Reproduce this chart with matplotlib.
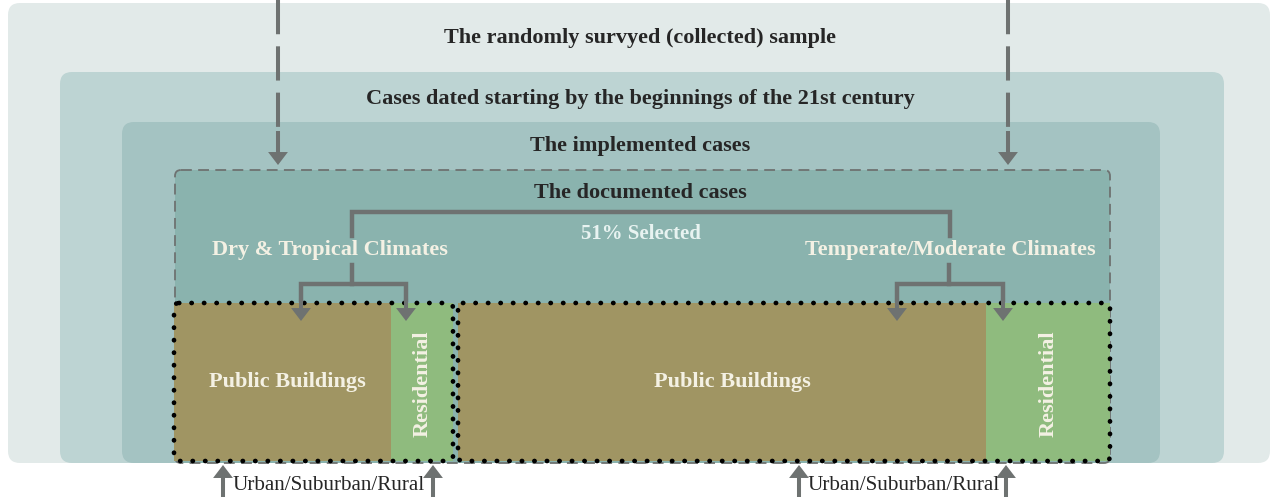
import matplotlib
matplotlib.use("Agg")
import matplotlib.pyplot as plt
from matplotlib.patches import FancyBboxPatch, Rectangle

# ---- content ----
level_labels = [
    "The randomly survyed (collected) sample",
    "Cases dated starting by the beginnings of the 21st century",
    "The implemented cases",
    "The documented cases",
]
selected_label = "51% Selected"
climate_labels = ["Dry & Tropical Climates", "Temperate/Moderate Climates"]
building_labels = ["Public Buildings", "Residential"]
context_label = "Urban/Suburban/Rural"

# ---- layout / style ----
W, H = 1276, 497
level_boxes = [(8, 3, 1270, 463), (60, 72, 1224, 463), (122, 122, 1160, 463), (175, 170, 1110, 463)]
level_colors = ["#e2eae9", "#bdd4d3", "#a4c3c2", "#8ab3ae"]
level_text_y = [38, 99, 146, 193]
groups = [  # x0, split, x1
    (174, 391, 453),
    (458, 986, 1110),
]
public_text_x = [287, 732]
climate_text_x = [330, 950]
blk_top, blk_bot = 303, 461
public_color = "#a09563"
resid_color = "#8fbb7e"
gray = "#6e7271"
dark = "#262626"
light = "#f4f1e4"
serif = ["Liberation Serif", "DejaVu Serif"]
FS = 16

fig = plt.figure(figsize=(W / 100, H / 100), dpi=100)
ax = fig.add_axes([0, 0, 1, 1])
ax.set_xlim(0, W)
ax.set_ylim(H, 0)
ax.axis("off")
fig.patch.set_facecolor("white")

# nested level boxes
for i, ((x0, y0, x1, y1), c) in enumerate(zip(level_boxes, level_colors)):
    if i < 3:
        pad = 12
        p = FancyBboxPatch((x0 + pad, y0 + pad), x1 - x0 - 2 * pad, y1 - y0 - 2 * pad,
                           boxstyle=f"round,pad={pad}", fc=c, ec="none", zorder=1 + i)
    else:
        p = FancyBboxPatch((x0 + 6, y0 + 6), x1 - x0 - 12, y1 - y0 - 12,
                           boxstyle="round,pad=6", fc=c, ec=gray, lw=1.3,
                           ls=(0, (6, 3.5)), zorder=1 + i)
    ax.add_patch(p)

for txt, y in zip(level_labels, level_text_y):
    ax.text(640, y, txt, ha="center", va="center", fontsize=FS, fontweight="bold",
            family=serif, color=dark, zorder=10)

head = "-|>,head_length=0.55,head_width=0.42"
LW = 2.9


def arrow(x, y_from, y_to):
    ax.annotate("", xy=(x, y_to), xytext=(x, y_from),
                arrowprops=dict(arrowstyle=head, color=gray, lw=LW,
                                joinstyle="miter", capstyle="butt",
                                shrinkA=0, shrinkB=0), zorder=9)


# dashed arrows from the top
for x in (278, 1008):
    ax.plot([x, x], [0, 131], color=gray, lw=LW, ls=(0, (8.5, 3.0)),
            solid_capstyle="butt", dash_capstyle="butt", zorder=9)
    arrow(x, 131, 165)

# main bracket
ax.plot([352, 352, 950, 950], [236, 212, 212, 236], color=gray, lw=LW + 0.3,
        solid_joinstyle="miter", zorder=9)
ax.text(641, 234, selected_label, ha="center", va="center", fontsize=15,
        fontweight="bold", family=serif, color="#e8f3f1", zorder=10)
for txt, x in zip(climate_labels, climate_text_x):
    ax.text(x, 250, txt, ha="center", va="center", fontsize=FS,
            fontweight="bold", family=serif, color=light, zorder=10)

# building blocks
for (x0, xs, x1), px in zip(groups, public_text_x):
    ax.add_patch(Rectangle((x0, blk_top), xs - x0, blk_bot - blk_top, fc=public_color,
                           ec="none", zorder=6))
    ax.add_patch(Rectangle((xs, blk_top), x1 - xs, blk_bot - blk_top, fc=resid_color,
                           ec="none", zorder=6))
    ax.add_patch(FancyBboxPatch((x0, blk_top), x1 - x0, blk_bot - blk_top,
                                boxstyle="round,pad=0,rounding_size=5", fc="none",
                                ec="black", lw=3.4, ls=(0, (0.05, 2.6)),
                                capstyle="round", zorder=8))
    ax.text(px, 382, building_labels[0], ha="center", va="center",
            fontsize=FS, fontweight="bold", family=serif, color=light, zorder=10)
    ax.text((xs + x1) / 2 + 1, 384, building_labels[1], ha="center", va="center",
            fontsize=FS, fontweight="bold", family=serif, color=light,
            rotation=90, zorder=10)

# sub-brackets with arrows
for stem, lx, rx in ((352, 301, 406), (949, 897, 1003)):
    ax.plot([stem, stem], [265, 284], color=gray, lw=LW + 0.3, zorder=9)
    ax.plot([lx, lx, rx, rx], [300, 284, 284, 300], color=gray, lw=LW + 0.3,
            solid_joinstyle="miter", zorder=9)
    for x in (lx, rx):
        arrow(x, 298, 321)

# bottom arrows with labels
for lx, rx in ((223, 433), (799, 1006)):
    for x in (lx, rx):
        arrow(x, 497, 465)
    ax.text((lx + rx) / 2 + 1, 486, context_label, ha="center", va="center",
            fontsize=15.2, family=serif, color=dark, zorder=10)

fig.savefig("out.png", dpi=100)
____________________
**What is expected:**
Each line of the data should be quoted exactly, with pictures left out.

**Complete response:**
Reproduce this chart with matplotlib.
import matplotlib
matplotlib.use("Agg")
import matplotlib.pyplot as plt
from matplotlib.patches import FancyBboxPatch, Rectangle

# ---- content ----
level_labels = [
    "The randomly survyed (collected) sample",
    "Cases dated starting by the beginnings of the 21st century",
    "The implemented cases",
    "The documented cases",
]
selected_label = "51% Selected"
climate_labels = ["Dry & Tropical Climates", "Temperate/Moderate Climates"]
building_labels = ["Public Buildings", "Residential"]
context_label = "Urban/Suburban/Rural"

# ---- layout / style ----
W, H = 1276, 497
level_boxes = [(8, 3, 1270, 463), (60, 72, 1224, 463), (122, 122, 1160, 463), (175, 170, 1110, 463)]
level_colors = ["#e2eae9", "#bdd4d3", "#a4c3c2", "#8ab3ae"]
level_text_y = [38, 99, 146, 193]
groups = [  # x0, split, x1
    (174, 391, 453),
    (458, 986, 1110),
]
public_text_x = [287, 732]
climate_text_x = [330, 950]
blk_top, blk_bot = 303, 461
public_color = "#a09563"
resid_color = "#8fbb7e"
gray = "#6e7271"
dark = "#262626"
light = "#f4f1e4"
serif = ["Liberation Serif", "DejaVu Serif"]
FS = 16

fig = plt.figure(figsize=(W / 100, H / 100), dpi=100)
ax = fig.add_axes([0, 0, 1, 1])
ax.set_xlim(0, W)
ax.set_ylim(H, 0)
ax.axis("off")
fig.patch.set_facecolor("white")

# nested level boxes
for i, ((x0, y0, x1, y1), c) in enumerate(zip(level_boxes, level_colors)):
    if i < 3:
        pad = 12
        p = FancyBboxPatch((x0 + pad, y0 + pad), x1 - x0 - 2 * pad, y1 - y0 - 2 * pad,
                           boxstyle=f"round,pad={pad}", fc=c, ec="none", zorder=1 + i)
    else:
        p = FancyBboxPatch((x0 + 6, y0 + 6), x1 - x0 - 12, y1 - y0 - 12,
                           boxstyle="round,pad=6", fc=c, ec=gray, lw=1.3,
                           ls=(0, (6, 3.5)), zorder=1 + i)
    ax.add_patch(p)

for txt, y in zip(level_labels, level_text_y):
    ax.text(640, y, txt, ha="center", va="center", fontsize=FS, fontweight="bold",
            family=serif, color=dark, zorder=10)

head = "-|>,head_length=0.55,head_width=0.42"
LW = 2.9


def arrow(x, y_from, y_to):
    ax.annotate("", xy=(x, y_to), xytext=(x, y_from),
                arrowprops=dict(arrowstyle=head, color=gray, lw=LW,
                                joinstyle="miter", capstyle="butt",
                                shrinkA=0, shrinkB=0), zorder=9)


# dashed arrows from the top
for x in (278, 1008):
    ax.plot([x, x], [0, 131], color=gray, lw=LW, ls=(0, (8.5, 3.0)),
            solid_capstyle="butt", dash_capstyle="butt", zorder=9)
    arrow(x, 131, 165)

# main bracket
ax.plot([352, 352, 950, 950], [236, 212, 212, 236], color=gray, lw=LW + 0.3,
        solid_joinstyle="miter", zorder=9)
ax.text(641, 234, selected_label, ha="center", va="center", fontsize=15,
        fontweight="bold", family=serif, color="#e8f3f1", zorder=10)
for txt, x in zip(climate_labels, climate_text_x):
    ax.text(x, 250, txt, ha="center", va="center", fontsize=FS,
            fontweight="bold", family=serif, color=light, zorder=10)

# building blocks
for (x0, xs, x1), px in zip(groups, public_text_x):
    ax.add_patch(Rectangle((x0, blk_top), xs - x0, blk_bot - blk_top, fc=public_color,
                           ec="none", zorder=6))
    ax.add_patch(Rectangle((xs, blk_top), x1 - xs, blk_bot - blk_top, fc=resid_color,
                           ec="none", zorder=6))
    ax.add_patch(FancyBboxPatch((x0, blk_top), x1 - x0, blk_bot - blk_top,
                                boxstyle="round,pad=0,rounding_size=5", fc="none",
                                ec="black", lw=3.4, ls=(0, (0.05, 2.6)),
                                capstyle="round", zorder=8))
    ax.text(px, 382, building_labels[0], ha="center", va="center",
            fontsize=FS, fontweight="bold", family=serif, color=light, zorder=10)
    ax.text((xs + x1) / 2 + 1, 384, building_labels[1], ha="center", va="center",
            fontsize=FS, fontweight="bold", family=serif, color=light,
            rotation=90, zorder=10)

# sub-brackets with arrows
for stem, lx, rx in ((352, 301, 406), (949, 897, 1003)):
    ax.plot([stem, stem], [265, 284], color=gray, lw=LW + 0.3, zorder=9)
    ax.plot([lx, lx, rx, rx], [300, 284, 284, 300], color=gray, lw=LW + 0.3,
            solid_joinstyle="miter", zorder=9)
    for x in (lx, rx):
        arrow(x, 298, 321)

# bottom arrows with labels
for lx, rx in ((223, 433), (799, 1006)):
    for x in (lx, rx):
        arrow(x, 497, 465)
    ax.text((lx + rx) / 2 + 1, 486, context_label, ha="center", va="center",
            fontsize=15.2, family=serif, color=dark, zorder=10)

fig.savefig("out.png", dpi=100)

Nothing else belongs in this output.